I’ve been trying to meet my own imagined expectations for myself for a long time. I’m certain my choosing of one of my college majors in economics, was the “responsible” choice. But, for what?!
As much as I love numbers and have always loved advising people about their money, we all know that I was never an economist. Even when I worked for the federal government as a Senior Economist, I was still never an economist.
I have always been a people person. And while I certainly love systems, organization and spreadsheets (which thankfully are a huge contribution to growing my business), facts and figures go in one ear and out the other with me, but people, I always remember people.
I’m certain I would’ve been much better off had I majored in psychology back as an undergrad. I even recall I was fascinated by the subject and loved my intro class. But nope, I double majored in Economics and Latin American studies instead.
Don’t get me wrong, that double major brought me far and I’m grateful for some of the opportunities that it made possible for me.

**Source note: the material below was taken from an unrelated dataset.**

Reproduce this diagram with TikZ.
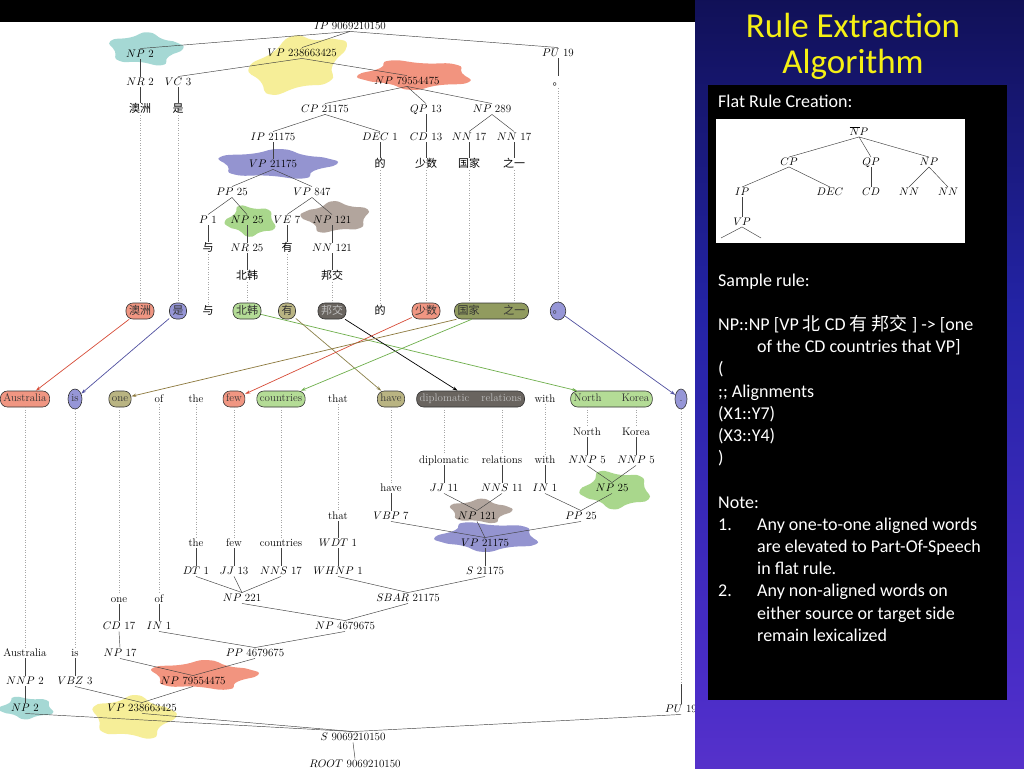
\documentclass[tikz,border=0pt]{standalone}
\usepackage{fontspec}
\usepackage{amsmath}
\usetikzlibrary{arrows.meta,shapes.geometric}
\newfontfamily\cjk{Noto Sans CJK SC}
\newfontfamily\slide{Carlito}
\definecolor{bteal}{RGB}{150,210,205}
\definecolor{byel}{RGB}{245,236,135}
\definecolor{bsal}{RGB}{240,130,105}
\definecolor{bpur}{RGB}{130,130,200}
\definecolor{bgrn}{RGB}{155,208,120}
\definecolor{bbrn}{RGB}{165,150,140}
\definecolor{psal}{RGB}{240,150,130}
\definecolor{pblu}{RGB}{150,150,215}
\definecolor{pgrn}{RGB}{180,220,150}
\definecolor{pkha}{RGB}{185,180,130}
\definecolor{poli}{RGB}{145,155,95}
\definecolor{pdrk}{RGB}{105,100,95}
\definecolor{lred}{RGB}{215,75,55}
\definecolor{lblu}{RGB}{80,80,160}
\definecolor{lgrn}{RGB}{110,175,75}
\definecolor{loli}{RGB}{140,130,75}
\definecolor{lbrn}{RGB}{140,120,60}
\definecolor{ttl}{RGB}{245,240,20}
\definecolor{bgpurple}{RGB}{140,70,215}
\definecolor{bgviolet}{RGB}{75,45,200}
\definecolor{bgblue}{RGB}{35,35,165}
\definecolor{bgnavy}{RGB}{10,10,60}
\pgfdeclareverticalshading{slidebg}{100bp}{color(0bp)=(bgpurple); color(30bp)=(bgviolet); color(55bp)=(bgblue); color(82bp)=(bgnavy); color(100bp)=(black)}
\newcommand\splat[6]{%
  \fill[#6,opacity=0.85,shift={(#1,#2)},rotate=#5,xscale=#3,yscale=#4]
    plot[smooth cycle,tension=1] coordinates {(0:1) (32:0.74) (62:0.96) (100:0.7) (138:0.92)
      (172:0.8) (205:1) (238:0.72) (275:0.88) (312:0.7) (338:0.9)};}

\begin{document}
\begin{tikzpicture}[x=1pt,y=-1pt,
    tnode/.style={font=\fontsize{11}{13}\selectfont,inner sep=1pt,text height=7.5pt,text depth=1pt},
    cjkw/.style={tnode,font=\cjk\fontsize{11}{13}\selectfont,text height=9pt,text depth=1.5pt},
    tedge/.style={black!75,line width=0.45pt},
    guide/.style={black!35,dotted,line width=0.5pt},
    pill/.style={draw=black!80,line width=0.6pt,rounded corners=7pt,inner xsep=3pt,inner ysep=1pt,
      minimum height=16pt,text height=7.5pt,text depth=2pt,font=\fontsize{11}{13}\selectfont,text=black!80},
    cjkpill/.style={pill,font=\cjk\fontsize{11}{13}\selectfont,text height=8.5pt,text depth=1.5pt},
    oval/.style={pill,ellipse,sharp corners,inner sep=0pt,minimum width=14pt,minimum height=20pt},
    link/.style={-{Stealth[length=5pt,width=3.2pt]},line width=0.7pt},
    mini/.style={font=\fontsize{11}{13}\selectfont,inner sep=1pt,text height=7.5pt,text depth=0pt},
    slidetxt/.style={font=\slide\fontsize{18}{22}\selectfont,white,anchor=base west,inner sep=0pt}]
  \useasboundingbox (0,0) rectangle (1024,768);
  \fill[black] (0,0) rectangle (1024,768);
  \fill[white] (0,22) rectangle (695,768);

  \splat{145}{49}{38}{19}{0}{bteal}
  \splat{298}{64}{52}{32}{20}{byel}
  \splat{416}{75}{58}{17}{180}{bsal}
  \splat{276}{164}{61}{17}{0}{bpur}
  \splat{251}{221}{26}{18}{180}{bgrn}
  \splat{336}{217}{-35}{18}{0}{bbrn}
  \splat{616}{490}{36}{22}{180}{bgrn}
  \splat{480}{511}{32}{14}{0}{bbrn}
  \splat{488}{537}{53}{17}{180}{bpur}
  \splat{203}{675}{55}{17}{0}{bsal}
  \splat{27}{708}{28}{13}{180}{bteal}
  \splat{133}{717}{43}{25}{0}{byel}

  \foreach \n/\x/\y/\t in {
    cIP/350/26/{$IP$ 9069210150}, cNPa/140/54/{$NP$ 2}, cVP/302/53/{$VP$ 238663425},
    cPU/558/53/{$PU$ 19}, cNR/140/82/{$NR$ 2}, cVC/178/82/{$VC$ 3},
    cNPb/407/81/{$NP$ 79554475}, cCP/325/109/{$CP$ 21175}, cQP/426/109/{$QP$ 13},
    cNPc/492/109/{$NP$ 289}, cIPb/273/137/{$IP$ 21175}, cDEC/380/137/{$DEC$ 1},
    cCD/426/137/{$CD$ 13}, cNNa/469/137/{$NN$ 17}, cNNb/514/137/{$NN$ 17},
    cVPb/273/164/{$VP$ 21175}, cPP/232/192/{$PP$ 25}, cVPc/312/192/{$VP$ 847},
    cP/208/220/{$P$ 1}, cNPd/247/220/{$NP$ 25}, cVE/287/220/{$VE$ 7},
    cNPe/332/220/{$NP$ 121}, cNRb/247/248/{$NR$ 25}, cNN/332/248/{$NN$ 121}}
    \node[tnode] (\n) at (\x,\y) {\t};
  \foreach \n/\x/\y/\t in {
    cw1/140/109/澳洲, cw2/178/109/是, cw11/558/82/。, cw7/380/164/的, cw8/426/164/少数,
    cw9/469/164/国家, cw10/514/164/之一, cw3/208/248/与, cw5/287/248/有,
    cw4/247/276/北韩, cw6/332/276/邦交}
    \node[cjkw] (\n) at (\x,\y) {\t};
  \foreach \a/\b in {cIP/cNPa, cIP/cVP, cIP/cPU, cNPa/cNR, cNR/cw1, cVP/cVC, cVP/cNPb,
    cVC/cw2, cPU/cw11, cNPb/cCP, cNPb/cQP, cNPb/cNPc, cCP/cIPb, cCP/cDEC, cDEC/cw7,
    cQP/cCD, cCD/cw8, cNPc/cNNa, cNPc/cNNb, cNNa/cw9, cNNb/cw10, cIPb/cVPb, cVPb/cPP,
    cVPb/cVPc, cPP/cP, cPP/cNPd, cP/cw3, cNPd/cNRb, cNRb/cw4, cVPc/cVE, cVPc/cNPe,
    cVE/cw5, cNPe/cNN, cNN/cw6}
    \draw[tedge] (\a.south) -- (\b.north);

  \foreach \n/\x/\y/\t in {
    eNorth/587/432/North, eKorea/636/432/Korea, eDip/444/460/diplomatic,
    eRel/502/460/relations, eWith/545/460/with, eHave/391/488/have, eThat/338/516/that,
    eThe/196/543/the, eFew/234/543/few, eCountries/281/543/countries, eOne/119/599/one,
    eOf/159/599/of, eAus/25/653/Australia, eIs/75/653/is,
    eNNPa/587/460/{$NNP$ 5}, eNNPb/636/460/{$NNP$ 5}, eJJ/444/488/{$JJ$ 11},
    eNNS/502/488/{$NNS$ 11}, eIN/545/488/{$IN$ 1}, eNPa/612/488/{$NP$ 25},
    eVBP/391/516/{$VBP$ 7}, eNPb/477/516/{$NP$ 121}, ePP/581/516/{$PP$ 25},
    eWDT/338/543/{$WDT$ 1}, eVP/485/543/{$VP$ 21175}, eDT/196/571/{$DT$ 1},
    eJJb/234/571/{$JJ$ 13}, eNNSb/281/571/{$NNS$ 17}, eWHNP/338/571/{$WHNP$ 1},
    eS/485/571/{$S$ 21175}, eNPc/242/598/{$NP$ 221}, eSBAR/408/598/{$SBAR$ 21175},
    eCD/119/626/{$CD$ 17}, eINb/159/626/{$IN$ 1}, eNPd/345/626/{$NP$ 4679675},
    eNPe/120/653/{$NP$ 17}, ePPb/255/653/{$PP$ 4679675}, eNNP/25/681/{$NNP$ 2},
    eVBZ/75/681/{$VBZ$ 3}, eNPf/193/681/{$NP$ 79554475}, eNPg/25/708/{$NP$ 2},
    eVPb/142/708/{$VP$ 238663425}, ePU/681/709/{$PU$ 19}, eS0/353/737/{$S$ 9069210150},
    eRoot/355/764/{$ROOT$ 9069210150}}
    \node[tnode] (\n) at (\x,\y) {\t};
  \foreach \a/\b in {eNorth/eNNPa, eKorea/eNNPb, eNNPa/eNPa, eNNPb/eNPa, eDip/eJJ,
    eRel/eNNS, eWith/eIN, eJJ/eNPb, eNNS/eNPb, eIN/ePP, eNPa/ePP, eHave/eVBP, eVBP/eVP,
    eNPb/eVP, ePP/eVP, eVP/eS, eThat/eWDT, eWDT/eWHNP, eWHNP/eSBAR, eS/eSBAR, eThe/eDT,
    eFew/eJJb, eCountries/eNNSb, eDT/eNPc, eJJb/eNPc, eNNSb/eNPc, eNPc/eNPd, eSBAR/eNPd,
    eOf/eINb, eINb/ePPb, eNPd/ePPb, eOne/eCD, eCD/eNPe, eNPe/eNPf, ePPb/eNPf, eIs/eVBZ,
    eVBZ/eVPb, eNPf/eVPb, eAus/eNNP, eNNP/eNPg, eNPg/eS0, eVPb/eS0, ePU/eS0, eS0/eRoot}
    \draw[tedge] (\a.south) -- (\b.north);

  \foreach \n/\x/\c/\t in {a1/140/psal/澳洲, a2/178/pblu/是, a4/247/pgrn/北韩,
    a5/287/pkha/有, a6/332/pdrk/{\color{black!25}邦交}, a8/426/psal/少数,
    a9/491.5/poli/{国家\hspace{24pt}之一}}
    \node[cjkpill,fill=\c] (\n) at (\x,311) {\t};
  \node[cjkw] (a3) at (208,311) {与};
  \node[cjkw] (a7) at (380,311) {的};
  \node[oval,fill=pblu,font=\cjk\fontsize{11}{13}\selectfont,minimum height=18pt] (a10) at (558,311) {。};
  \foreach \n/\x/\c/\t in {b1/25/psal/Australia, b3/120/pkha/one, b6/234/psal/few,
    b7/281/pgrn/countries, b9/391/pkha/have,
    b10/470.6/pdrk/{\color{black!25}diplomatic\hspace{12pt}relations},
    b12/611.5/pgrn/{North\hspace{20pt}Korea}}
    \node[pill,fill=\c] (\n) at (\x,399) {\t};
  \foreach \n/\x/\t in {b4/159/of, b5/196/the, b8/338/that, b11/545/with}
    \node[tnode] (\n) at (\x,399) {\t};
  \node[oval,fill=pblu] (b2) at (75,399) {is};
  \node[oval,fill=pblu,minimum width=12pt] (b13) at (681,399) {.};
  \coordinate (eDot) at (681,684);

  \foreach \w/\a in {cw1/a1, cw2/a2, cw3/a3, cw4/a4, cw5/a5, cw6/a6, cw7/a7, cw8/a8,
    cw9/a9, cw10/a9, cw11/a10}
    \draw[guide] (\w.south) -- (\w.south |- \a.north);
  \foreach \a/\w in {b1/eAus, b2/eIs, b3/eOne, b4/eOf, b5/eThe, b6/eFew, b7/eCountries,
    b8/eThat, b9/eHave, b10/eDip, b10/eRel, b11/eWith, b12/eNorth, b12/eKorea}
    \draw[guide] (\w.north |- \a.south) -- (\w.north);
  \draw[guide] (b13.south) -- (eDot);
  \draw[tedge] (eDot) -- (ePU.north);

  \foreach \a/\b/\c in {a1/b1/lred, a2/b2/lblu, a4/b12/lgrn, a5/b9/loli, a6/b10/black,
    a8/b6/lred, a9/b3/lbrn, a9/b7/lgrn, a10/b13/lblu}
    \draw[link,\c] (\a) -- (\b);

  \shade[shading=slidebg] (695,0) rectangle (1024,768);
  \fill[black] (0,0) rectangle (695,22);
  \node[font=\slide\fontsize{35}{36}\selectfont,text=ttl,align=center] (title) at (853,46)
    {Rule Extraction\\Algorithm};
  \fill[black] (708,85) rectangle (1007,700);
  \node[slidetxt] (flat) at (718,107) {Flat Rule Creation:};
  \fill[white] (716,119) rectangle (965,243);
  \foreach \n/\x/\y/\t in {mNP/859/132/{$\overline{N}P$}, mCP/789/162/{$CP$}, mQP/871/162/{$QP$},
    mNPb/929/162/{$NP$}, mIP/742/192/{$IP$}, mDEC/830/192/{$DEC$}, mCD/871/192/{$CD$},
    mNNa/909/192/{$NN$}, mNNb/948/192/{$NN$}, mVP/742/222/{$VP$}}
    \node[mini] (\n) at (\x,\y) {\t};
  \coordinate (mL) at (721,238);
  \coordinate (mR) at (761,238);
  \foreach \a/\b in {mNP/mCP, mNP/mQP, mNP/mNPb, mCP/mIP, mCP/mDEC, mQP/mCD,
    mNPb/mNNa, mNPb/mNNb, mIP/mVP}
    \draw[tedge] (\a.south) -- (\b.north);
  \draw[tedge] (mVP.south) -- (mL);
  \draw[tedge] (mVP.south) -- (mR);

  \foreach \n/\x/\t in {0/718/{Sample rule:},
    2/718/{NP::NP [VP {\cjk 北} CD {\cjk 有} {\cjk 邦交} ] -> [one},
    3/757/{of the CD countries that VP]}, 4/718/{(}, 5/718/{;; Alignments},
    6/718/{(X1::Y7)}, 7/718/{(X3::Y4)}, 8/718/{)}, 10/718/{Note:},
    11/718/{1.}, 11/757/{Any one-to-one aligned words},
    12/757/{are elevated to Part-Of-Speech}, 13/757/{in flat rule.},
    14/718/{2.}, 14/757/{Any non-aligned words on},
    15/757/{either source or target side}, 16/757/{remain lexicalized}}
    \node[slidetxt] (r\n-\x) at (\x,{286+22.2*\n}) {\t};
\end{tikzpicture}
\end{document}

But still, it was a decision I made based on what major I thought I should major in vs. one that brought me joy.
And therein lies the key.
When we make choices that aren’t in alignment with our core values but rather are in alignment with our own external expectations, it’s likely we’ll have to pivot or redirect later in life when we have a better gauge of our own core values.
I have no doubt that that moment for me didn’t happen until my mid to late 20s when I started deeply questioning my career trajectory. I started questioning what I was doing with my life, and how much longer I was willing to live a life that wasn’t in alignment with who I was.
In my work as a coach, this is some of the most deeply impactful work I do with clients. Helping them to see where they’re making choices that aren’t in alignment with their core values or the life they want to live.
Could this be you?
Start getting curious about where you make choices from? Are you trying to meet other people’s expectations of you, are you trying to make the right choice?
My single biggest piece of advice to graduates:
Get comfortable with who you are. Get comfortable with your core values, These two choices will guide you through all of life’s decisions and keep you in good company. This is better than any graduation gift you could receive.